Conforme explica Marcos Sossai, coordenador do Reflorestar, além de distintos entre si, os modelos variam de área para área, de modo que é difícil apontar um principal. Cada um será mais ou menos eficiente dependendo das características de cada área e das necessidades em cada local. “Temos vários modelos com fins econômicos, por exemplo. E atualmente as áreas com plantio de florestas com fins econômicos superam aquelas que visam somente a conservação. Os resultados vêm em médio e longo prazo e precisam ser monitorados. Com certeza há produtores que já notam mudanças, mas ainda precisamos desenvolver uma metodologia para medir impactos com mais precisão”, avalia Sossai.

A restauração de paisagens florestais pode contribuir para a manutenção dos recursos hídricos tanto para o abastecimento humano quanto para a agricultura e possibilita uma fonte de renda adicional através da exploração dos recursos madeireiros e não madeireiros das áreas em processo de restauração.

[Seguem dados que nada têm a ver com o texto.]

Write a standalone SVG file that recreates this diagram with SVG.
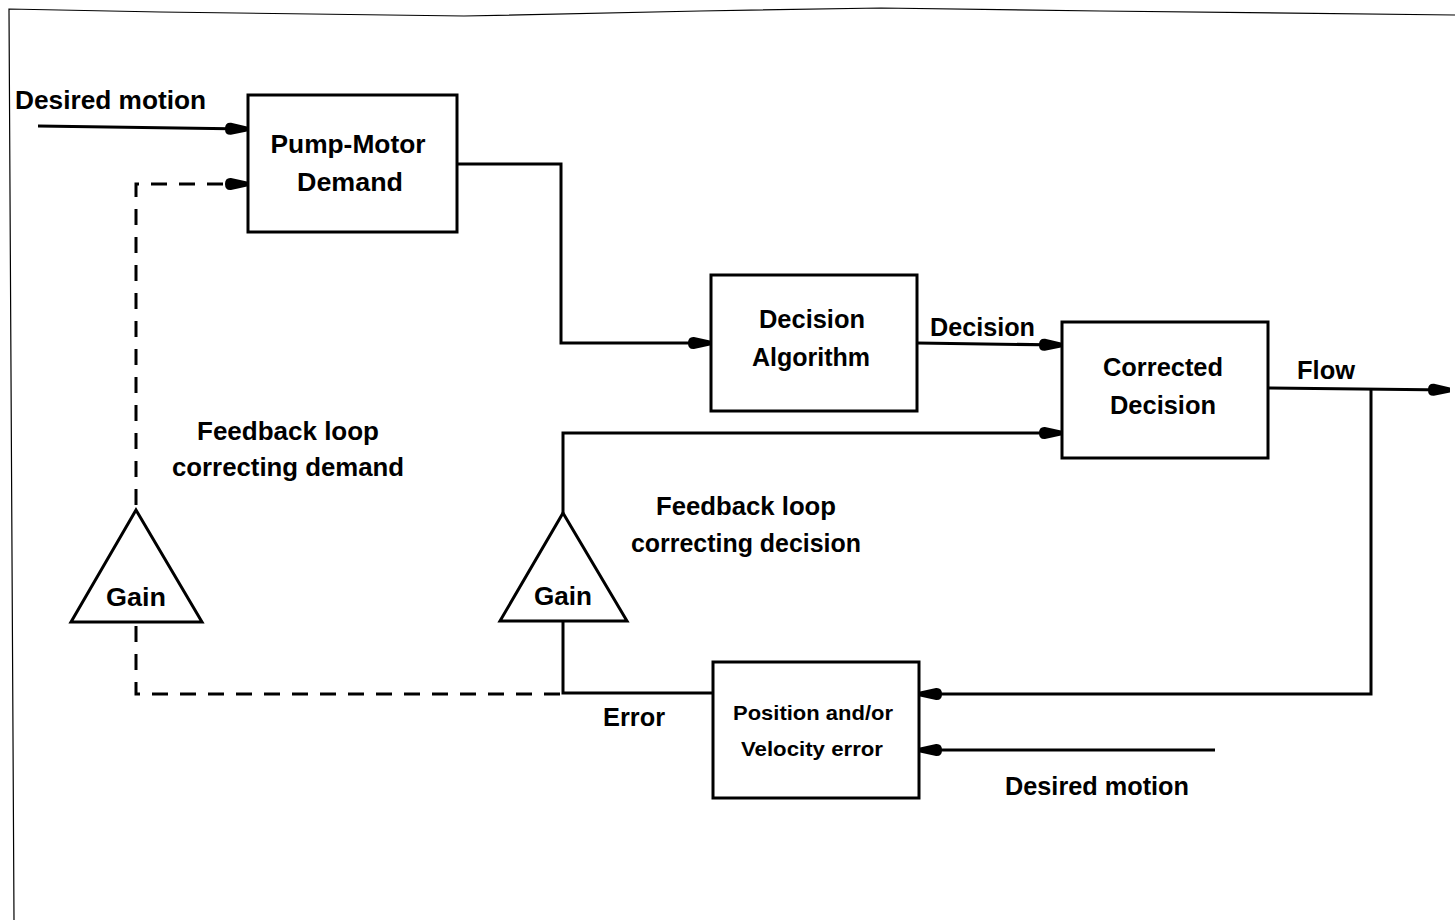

Além da aplicação da metodologia ROAM, que ajudou a identificar oportunidades de restauração no estado, o WRI Brasil também ajudou a desenvolver no Espírito Santo um terceiro estudo de caso de infraestrutura natural para água. Como já realizado no sistema Cantareira, em São Paulo, e no sistema Guandu, no Rio de Janeiro, a análise mostrará como a conservação e restauração de áreas verdes podem ter um papel de infraestrutura para o abastecimento de água.